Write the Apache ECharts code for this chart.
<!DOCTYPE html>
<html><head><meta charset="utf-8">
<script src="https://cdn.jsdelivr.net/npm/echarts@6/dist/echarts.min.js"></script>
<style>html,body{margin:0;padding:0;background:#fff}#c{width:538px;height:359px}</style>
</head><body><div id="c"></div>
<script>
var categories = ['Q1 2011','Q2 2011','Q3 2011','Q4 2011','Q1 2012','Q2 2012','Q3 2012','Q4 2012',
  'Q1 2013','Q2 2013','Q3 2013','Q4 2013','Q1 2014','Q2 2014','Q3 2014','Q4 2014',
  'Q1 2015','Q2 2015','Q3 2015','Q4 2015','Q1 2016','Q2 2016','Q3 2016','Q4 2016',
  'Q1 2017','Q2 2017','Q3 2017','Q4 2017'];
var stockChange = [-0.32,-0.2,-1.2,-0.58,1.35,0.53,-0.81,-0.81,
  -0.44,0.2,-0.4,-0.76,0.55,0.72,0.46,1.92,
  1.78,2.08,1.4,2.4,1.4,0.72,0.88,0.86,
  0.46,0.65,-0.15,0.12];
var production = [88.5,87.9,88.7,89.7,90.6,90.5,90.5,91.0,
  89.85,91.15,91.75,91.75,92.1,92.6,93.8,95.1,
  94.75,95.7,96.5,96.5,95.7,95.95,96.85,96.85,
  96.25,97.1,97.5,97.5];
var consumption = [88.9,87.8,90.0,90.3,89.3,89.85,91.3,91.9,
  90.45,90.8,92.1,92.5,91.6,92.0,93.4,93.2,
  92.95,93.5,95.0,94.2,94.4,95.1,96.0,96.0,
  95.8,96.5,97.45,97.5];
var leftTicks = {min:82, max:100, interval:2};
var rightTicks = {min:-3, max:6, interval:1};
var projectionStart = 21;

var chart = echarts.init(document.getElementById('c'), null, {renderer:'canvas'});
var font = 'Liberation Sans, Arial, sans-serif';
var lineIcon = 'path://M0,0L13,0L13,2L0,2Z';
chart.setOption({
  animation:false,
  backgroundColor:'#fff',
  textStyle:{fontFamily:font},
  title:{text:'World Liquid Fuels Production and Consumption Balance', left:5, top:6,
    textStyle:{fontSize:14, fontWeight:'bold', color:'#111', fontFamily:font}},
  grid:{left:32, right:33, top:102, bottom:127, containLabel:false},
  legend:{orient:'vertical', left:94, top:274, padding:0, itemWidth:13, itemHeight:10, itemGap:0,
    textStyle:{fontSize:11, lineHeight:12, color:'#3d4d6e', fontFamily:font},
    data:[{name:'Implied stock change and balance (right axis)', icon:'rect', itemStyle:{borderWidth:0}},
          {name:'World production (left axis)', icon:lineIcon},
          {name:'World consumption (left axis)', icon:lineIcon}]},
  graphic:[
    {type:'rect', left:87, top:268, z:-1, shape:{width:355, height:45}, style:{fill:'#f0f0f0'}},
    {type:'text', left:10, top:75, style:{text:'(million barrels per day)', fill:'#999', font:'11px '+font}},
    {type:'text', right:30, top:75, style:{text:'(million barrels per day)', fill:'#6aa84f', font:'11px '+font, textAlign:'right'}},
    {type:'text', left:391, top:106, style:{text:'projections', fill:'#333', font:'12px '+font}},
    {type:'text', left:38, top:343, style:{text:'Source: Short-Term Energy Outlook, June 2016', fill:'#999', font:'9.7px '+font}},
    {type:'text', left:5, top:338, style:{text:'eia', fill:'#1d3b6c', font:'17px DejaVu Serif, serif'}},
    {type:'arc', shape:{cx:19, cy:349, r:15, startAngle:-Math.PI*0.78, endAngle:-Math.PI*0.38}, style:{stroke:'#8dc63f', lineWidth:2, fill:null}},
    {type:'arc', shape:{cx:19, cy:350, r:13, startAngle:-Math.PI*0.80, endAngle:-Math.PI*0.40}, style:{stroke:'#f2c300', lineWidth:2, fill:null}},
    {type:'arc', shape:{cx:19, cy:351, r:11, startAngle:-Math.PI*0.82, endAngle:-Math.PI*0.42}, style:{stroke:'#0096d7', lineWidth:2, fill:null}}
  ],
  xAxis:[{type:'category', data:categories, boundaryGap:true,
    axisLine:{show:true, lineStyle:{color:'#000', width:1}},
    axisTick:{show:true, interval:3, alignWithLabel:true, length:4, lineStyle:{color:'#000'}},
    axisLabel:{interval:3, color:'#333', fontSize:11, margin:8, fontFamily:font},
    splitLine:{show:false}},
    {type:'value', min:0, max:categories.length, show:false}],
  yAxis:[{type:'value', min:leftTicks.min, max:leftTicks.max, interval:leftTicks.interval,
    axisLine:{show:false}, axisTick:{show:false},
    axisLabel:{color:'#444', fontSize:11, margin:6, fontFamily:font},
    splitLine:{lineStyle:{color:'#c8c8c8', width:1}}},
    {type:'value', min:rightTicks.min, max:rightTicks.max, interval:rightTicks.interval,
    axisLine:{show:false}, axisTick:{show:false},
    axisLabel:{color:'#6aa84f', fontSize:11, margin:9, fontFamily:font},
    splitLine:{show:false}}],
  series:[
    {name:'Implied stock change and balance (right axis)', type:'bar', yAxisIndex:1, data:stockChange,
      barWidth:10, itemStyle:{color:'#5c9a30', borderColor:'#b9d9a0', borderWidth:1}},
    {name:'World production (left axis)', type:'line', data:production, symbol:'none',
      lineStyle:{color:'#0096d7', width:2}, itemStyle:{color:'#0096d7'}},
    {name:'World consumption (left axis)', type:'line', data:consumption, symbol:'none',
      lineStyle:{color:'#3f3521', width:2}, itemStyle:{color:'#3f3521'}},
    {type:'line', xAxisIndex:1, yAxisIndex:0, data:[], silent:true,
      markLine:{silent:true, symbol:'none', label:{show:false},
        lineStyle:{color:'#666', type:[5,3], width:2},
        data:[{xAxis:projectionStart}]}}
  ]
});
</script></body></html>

═══

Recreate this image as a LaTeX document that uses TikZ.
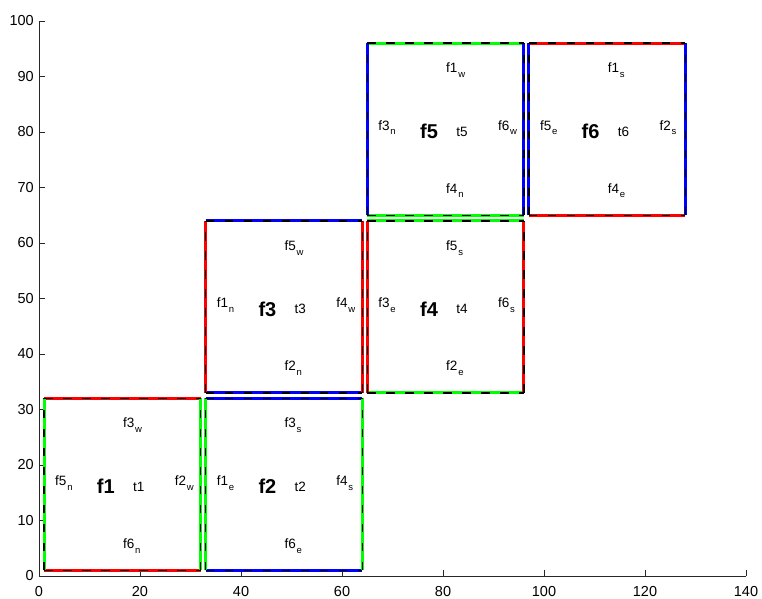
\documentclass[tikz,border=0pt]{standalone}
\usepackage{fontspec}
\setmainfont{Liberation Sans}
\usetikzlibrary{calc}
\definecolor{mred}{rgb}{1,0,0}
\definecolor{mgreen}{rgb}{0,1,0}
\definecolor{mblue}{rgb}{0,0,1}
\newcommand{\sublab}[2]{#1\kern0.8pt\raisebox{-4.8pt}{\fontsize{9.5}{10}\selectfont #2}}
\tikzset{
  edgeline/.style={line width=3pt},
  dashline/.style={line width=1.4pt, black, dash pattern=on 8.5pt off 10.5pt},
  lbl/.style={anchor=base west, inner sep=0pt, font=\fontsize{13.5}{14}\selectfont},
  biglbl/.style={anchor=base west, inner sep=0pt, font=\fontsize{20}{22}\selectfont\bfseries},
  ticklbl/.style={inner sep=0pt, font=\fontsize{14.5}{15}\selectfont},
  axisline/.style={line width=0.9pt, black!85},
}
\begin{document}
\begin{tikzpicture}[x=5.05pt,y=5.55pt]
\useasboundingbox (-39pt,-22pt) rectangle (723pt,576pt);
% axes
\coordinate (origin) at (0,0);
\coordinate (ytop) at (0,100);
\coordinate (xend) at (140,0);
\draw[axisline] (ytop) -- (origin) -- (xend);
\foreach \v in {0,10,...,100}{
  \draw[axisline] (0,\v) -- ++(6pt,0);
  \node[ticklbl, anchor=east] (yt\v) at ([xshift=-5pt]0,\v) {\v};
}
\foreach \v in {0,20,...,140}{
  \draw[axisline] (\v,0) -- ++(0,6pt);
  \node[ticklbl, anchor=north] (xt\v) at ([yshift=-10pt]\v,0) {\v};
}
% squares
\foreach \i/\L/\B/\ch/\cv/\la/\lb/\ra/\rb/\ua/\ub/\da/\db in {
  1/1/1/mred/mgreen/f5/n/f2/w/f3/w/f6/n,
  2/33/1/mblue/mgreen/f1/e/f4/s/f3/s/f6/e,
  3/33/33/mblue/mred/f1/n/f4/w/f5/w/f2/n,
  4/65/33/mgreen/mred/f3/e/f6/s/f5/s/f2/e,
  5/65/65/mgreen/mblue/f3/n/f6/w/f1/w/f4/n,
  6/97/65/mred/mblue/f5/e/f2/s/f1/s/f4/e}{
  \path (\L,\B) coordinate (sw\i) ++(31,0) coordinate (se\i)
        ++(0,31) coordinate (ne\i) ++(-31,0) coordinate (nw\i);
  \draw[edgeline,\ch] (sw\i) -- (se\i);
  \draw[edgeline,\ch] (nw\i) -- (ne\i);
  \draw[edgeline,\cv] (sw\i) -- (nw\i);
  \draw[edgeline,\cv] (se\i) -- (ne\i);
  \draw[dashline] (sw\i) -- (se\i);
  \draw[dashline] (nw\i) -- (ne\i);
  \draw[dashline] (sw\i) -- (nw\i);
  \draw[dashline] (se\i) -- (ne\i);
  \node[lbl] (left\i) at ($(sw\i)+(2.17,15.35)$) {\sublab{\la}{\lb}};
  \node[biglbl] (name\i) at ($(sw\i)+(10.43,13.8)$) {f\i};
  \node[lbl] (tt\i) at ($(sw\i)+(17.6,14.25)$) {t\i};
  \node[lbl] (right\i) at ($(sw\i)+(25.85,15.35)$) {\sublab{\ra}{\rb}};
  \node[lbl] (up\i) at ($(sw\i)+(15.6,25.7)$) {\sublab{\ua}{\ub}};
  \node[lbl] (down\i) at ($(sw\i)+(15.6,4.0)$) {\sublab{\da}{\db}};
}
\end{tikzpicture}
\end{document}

═══

**Given problem:** Please return, exactly as they appear, the lines starting at the one that contains "Write the Apache ECharts code for this chart." and ending at the one that contains "var projectionStart = 21;".

**Solution for this exercise:**
Write the Apache ECharts code for this chart.
<!DOCTYPE html>
<html><head><meta charset="utf-8">
<script src="https://cdn.jsdelivr.net/npm/echarts@6/dist/echarts.min.js"></script>
<style>html,body{margin:0;padding:0;background:#fff}#c{width:538px;height:359px}</style>
</head><body><div id="c"></div>
<script>
var categories = ['Q1 2011','Q2 2011','Q3 2011','Q4 2011','Q1 2012','Q2 2012','Q3 2012','Q4 2012',
  'Q1 2013','Q2 2013','Q3 2013','Q4 2013','Q1 2014','Q2 2014','Q3 2014','Q4 2014',
  'Q1 2015','Q2 2015','Q3 2015','Q4 2015','Q1 2016','Q2 2016','Q3 2016','Q4 2016',
  'Q1 2017','Q2 2017','Q3 2017','Q4 2017'];
var stockChange = [-0.32,-0.2,-1.2,-0.58,1.35,0.53,-0.81,-0.81,
  -0.44,0.2,-0.4,-0.76,0.55,0.72,0.46,1.92,
  1.78,2.08,1.4,2.4,1.4,0.72,0.88,0.86,
  0.46,0.65,-0.15,0.12];
var production = [88.5,87.9,88.7,89.7,90.6,90.5,90.5,91.0,
  89.85,91.15,91.75,91.75,92.1,92.6,93.8,95.1,
  94.75,95.7,96.5,96.5,95.7,95.95,96.85,96.85,
  96.25,97.1,97.5,97.5];
var consumption = [88.9,87.8,90.0,90.3,89.3,89.85,91.3,91.9,
  90.45,90.8,92.1,92.5,91.6,92.0,93.4,93.2,
  92.95,93.5,95.0,94.2,94.4,95.1,96.0,96.0,
  95.8,96.5,97.45,97.5];
var leftTicks = {min:82, max:100, interval:2};
var rightTicks = {min:-3, max:6, interval:1};
var projectionStart = 21;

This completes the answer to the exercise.